Collected material:
* * * * *

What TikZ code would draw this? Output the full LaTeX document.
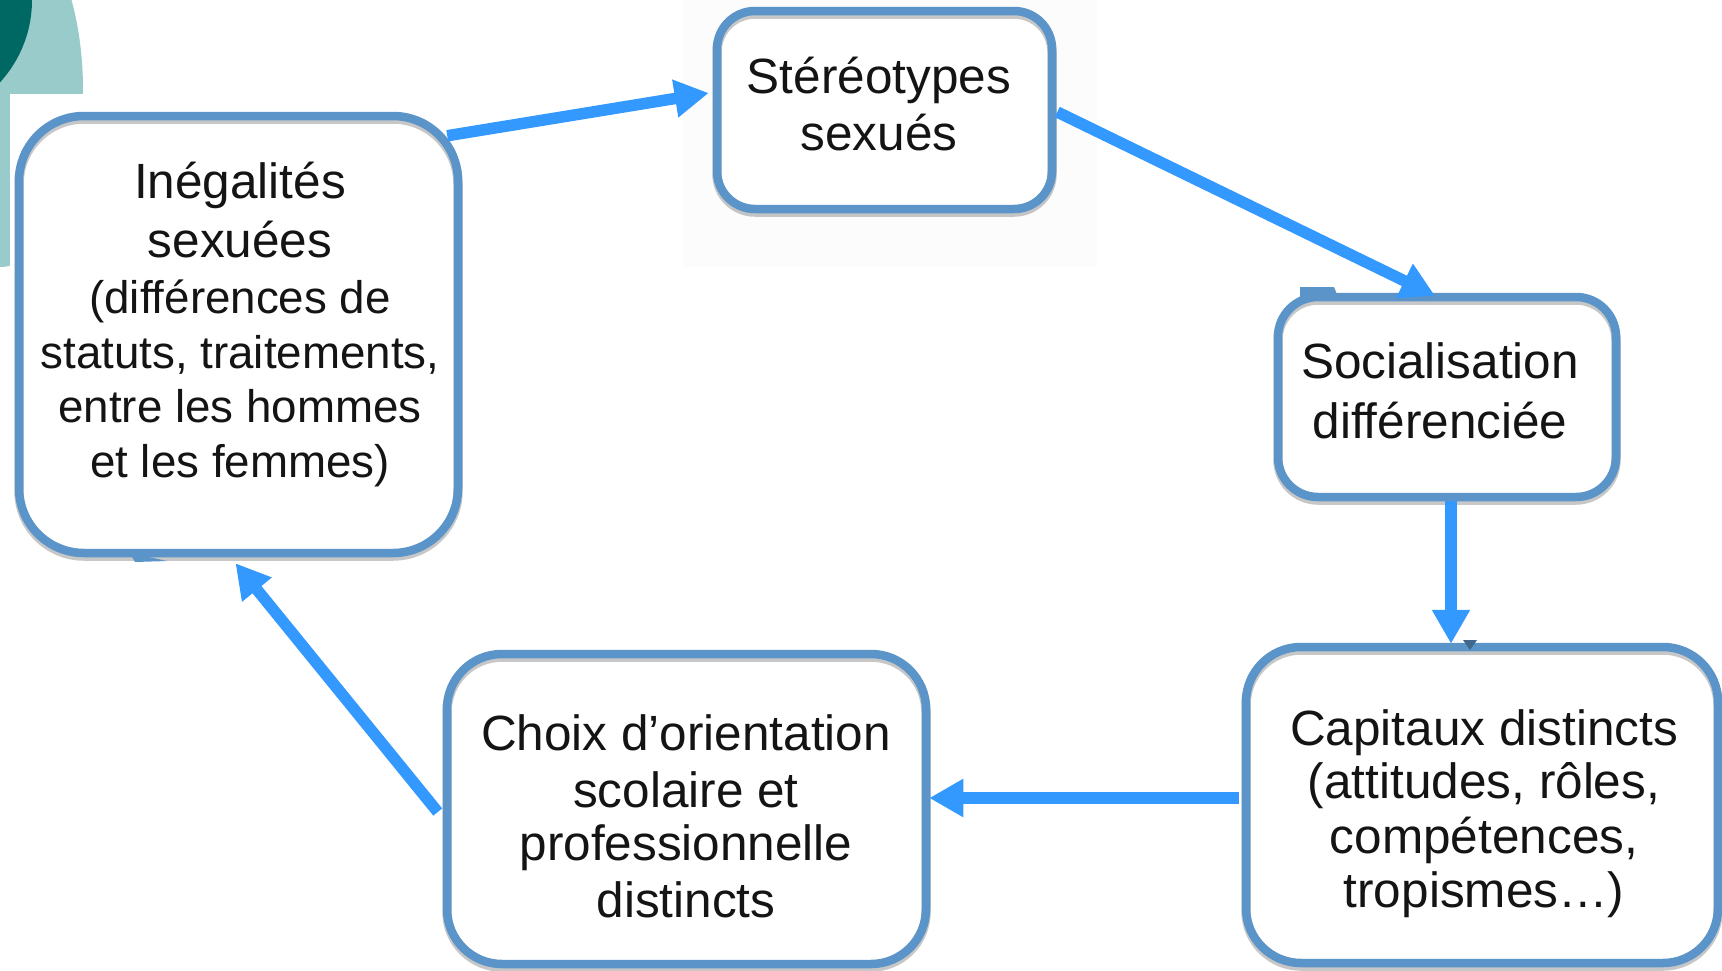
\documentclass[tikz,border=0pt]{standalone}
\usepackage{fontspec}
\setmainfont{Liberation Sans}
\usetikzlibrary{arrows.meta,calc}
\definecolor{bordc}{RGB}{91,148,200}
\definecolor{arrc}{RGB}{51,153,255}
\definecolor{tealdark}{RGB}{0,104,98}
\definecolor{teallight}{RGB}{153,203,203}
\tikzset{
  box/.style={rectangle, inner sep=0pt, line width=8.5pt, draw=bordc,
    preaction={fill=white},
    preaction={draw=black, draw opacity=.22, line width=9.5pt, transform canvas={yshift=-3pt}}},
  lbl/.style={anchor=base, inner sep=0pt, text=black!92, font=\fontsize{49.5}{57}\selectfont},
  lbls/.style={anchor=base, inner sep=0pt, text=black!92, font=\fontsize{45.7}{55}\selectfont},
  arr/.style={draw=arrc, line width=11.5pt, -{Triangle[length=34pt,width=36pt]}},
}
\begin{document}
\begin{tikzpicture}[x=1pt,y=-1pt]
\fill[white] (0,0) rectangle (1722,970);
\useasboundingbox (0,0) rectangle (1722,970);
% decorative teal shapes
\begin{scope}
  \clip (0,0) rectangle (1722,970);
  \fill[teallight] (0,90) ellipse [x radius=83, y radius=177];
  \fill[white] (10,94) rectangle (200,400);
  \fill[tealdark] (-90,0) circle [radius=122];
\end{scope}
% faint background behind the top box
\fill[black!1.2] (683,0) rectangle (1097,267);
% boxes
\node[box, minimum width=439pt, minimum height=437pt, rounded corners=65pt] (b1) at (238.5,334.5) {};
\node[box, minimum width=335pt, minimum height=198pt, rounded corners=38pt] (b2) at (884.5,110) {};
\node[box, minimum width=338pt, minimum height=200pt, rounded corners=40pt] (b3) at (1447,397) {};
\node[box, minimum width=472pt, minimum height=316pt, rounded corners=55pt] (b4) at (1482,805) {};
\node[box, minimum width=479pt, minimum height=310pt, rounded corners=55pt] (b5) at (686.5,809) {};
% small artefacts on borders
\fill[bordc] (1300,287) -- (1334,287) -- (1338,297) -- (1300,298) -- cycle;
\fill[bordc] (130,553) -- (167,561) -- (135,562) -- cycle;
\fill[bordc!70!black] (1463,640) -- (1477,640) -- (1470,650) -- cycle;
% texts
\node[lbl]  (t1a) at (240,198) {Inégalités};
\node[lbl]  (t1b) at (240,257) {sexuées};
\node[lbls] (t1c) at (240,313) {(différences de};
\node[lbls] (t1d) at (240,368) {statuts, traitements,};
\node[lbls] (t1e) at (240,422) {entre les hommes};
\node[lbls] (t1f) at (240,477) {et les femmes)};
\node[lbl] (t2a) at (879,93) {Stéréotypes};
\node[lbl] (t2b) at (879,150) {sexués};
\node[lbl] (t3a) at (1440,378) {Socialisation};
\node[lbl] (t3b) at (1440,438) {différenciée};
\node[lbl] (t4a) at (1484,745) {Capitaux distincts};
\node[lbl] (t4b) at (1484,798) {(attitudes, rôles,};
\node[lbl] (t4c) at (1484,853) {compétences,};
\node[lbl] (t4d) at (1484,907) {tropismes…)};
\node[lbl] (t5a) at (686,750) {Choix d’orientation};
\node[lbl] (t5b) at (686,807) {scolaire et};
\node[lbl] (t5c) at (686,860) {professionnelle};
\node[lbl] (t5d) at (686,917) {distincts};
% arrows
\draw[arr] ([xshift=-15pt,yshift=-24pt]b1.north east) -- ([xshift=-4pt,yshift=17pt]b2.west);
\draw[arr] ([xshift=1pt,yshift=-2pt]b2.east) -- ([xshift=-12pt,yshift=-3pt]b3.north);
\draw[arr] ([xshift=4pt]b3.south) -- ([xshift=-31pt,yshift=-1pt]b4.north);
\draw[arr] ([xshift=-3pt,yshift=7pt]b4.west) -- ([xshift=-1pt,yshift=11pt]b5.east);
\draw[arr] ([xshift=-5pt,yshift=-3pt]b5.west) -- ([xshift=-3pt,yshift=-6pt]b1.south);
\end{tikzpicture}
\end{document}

* * * * *

Your objective:
Repeat the material above word for word, please, apart from its images.

Response to this exercise:
What TikZ code would draw this? Output the full LaTeX document.
\documentclass[tikz,border=0pt]{standalone}
\usepackage{fontspec}
\setmainfont{Liberation Sans}
\usetikzlibrary{arrows.meta,calc}
\definecolor{bordc}{RGB}{91,148,200}
\definecolor{arrc}{RGB}{51,153,255}
\definecolor{tealdark}{RGB}{0,104,98}
\definecolor{teallight}{RGB}{153,203,203}
\tikzset{
  box/.style={rectangle, inner sep=0pt, line width=8.5pt, draw=bordc,
    preaction={fill=white},
    preaction={draw=black, draw opacity=.22, line width=9.5pt, transform canvas={yshift=-3pt}}},
  lbl/.style={anchor=base, inner sep=0pt, text=black!92, font=\fontsize{49.5}{57}\selectfont},
  lbls/.style={anchor=base, inner sep=0pt, text=black!92, font=\fontsize{45.7}{55}\selectfont},
  arr/.style={draw=arrc, line width=11.5pt, -{Triangle[length=34pt,width=36pt]}},
}
\begin{document}
\begin{tikzpicture}[x=1pt,y=-1pt]
\fill[white] (0,0) rectangle (1722,970);
\useasboundingbox (0,0) rectangle (1722,970);
% decorative teal shapes
\begin{scope}
  \clip (0,0) rectangle (1722,970);
  \fill[teallight] (0,90) ellipse [x radius=83, y radius=177];
  \fill[white] (10,94) rectangle (200,400);
  \fill[tealdark] (-90,0) circle [radius=122];
\end{scope}
% faint background behind the top box
\fill[black!1.2] (683,0) rectangle (1097,267);
% boxes
\node[box, minimum width=439pt, minimum height=437pt, rounded corners=65pt] (b1) at (238.5,334.5) {};
\node[box, minimum width=335pt, minimum height=198pt, rounded corners=38pt] (b2) at (884.5,110) {};
\node[box, minimum width=338pt, minimum height=200pt, rounded corners=40pt] (b3) at (1447,397) {};
\node[box, minimum width=472pt, minimum height=316pt, rounded corners=55pt] (b4) at (1482,805) {};
\node[box, minimum width=479pt, minimum height=310pt, rounded corners=55pt] (b5) at (686.5,809) {};
% small artefacts on borders
\fill[bordc] (1300,287) -- (1334,287) -- (1338,297) -- (1300,298) -- cycle;
\fill[bordc] (130,553) -- (167,561) -- (135,562) -- cycle;
\fill[bordc!70!black] (1463,640) -- (1477,640) -- (1470,650) -- cycle;
% texts
\node[lbl]  (t1a) at (240,198) {Inégalités};
\node[lbl]  (t1b) at (240,257) {sexuées};
\node[lbls] (t1c) at (240,313) {(différences de};
\node[lbls] (t1d) at (240,368) {statuts, traitements,};
\node[lbls] (t1e) at (240,422) {entre les hommes};
\node[lbls] (t1f) at (240,477) {et les femmes)};
\node[lbl] (t2a) at (879,93) {Stéréotypes};
\node[lbl] (t2b) at (879,150) {sexués};
\node[lbl] (t3a) at (1440,378) {Socialisation};
\node[lbl] (t3b) at (1440,438) {différenciée};
\node[lbl] (t4a) at (1484,745) {Capitaux distincts};
\node[lbl] (t4b) at (1484,798) {(attitudes, rôles,};
\node[lbl] (t4c) at (1484,853) {compétences,};
\node[lbl] (t4d) at (1484,907) {tropismes…)};
\node[lbl] (t5a) at (686,750) {Choix d’orientation};
\node[lbl] (t5b) at (686,807) {scolaire et};
\node[lbl] (t5c) at (686,860) {professionnelle};
\node[lbl] (t5d) at (686,917) {distincts};
% arrows
\draw[arr] ([xshift=-15pt,yshift=-24pt]b1.north east) -- ([xshift=-4pt,yshift=17pt]b2.west);
\draw[arr] ([xshift=1pt,yshift=-2pt]b2.east) -- ([xshift=-12pt,yshift=-3pt]b3.north);
\draw[arr] ([xshift=4pt]b3.south) -- ([xshift=-31pt,yshift=-1pt]b4.north);
\draw[arr] ([xshift=-3pt,yshift=7pt]b4.west) -- ([xshift=-1pt,yshift=11pt]b5.east);
\draw[arr] ([xshift=-5pt,yshift=-3pt]b5.west) -- ([xshift=-3pt,yshift=-6pt]b1.south);
\end{tikzpicture}
\end{document}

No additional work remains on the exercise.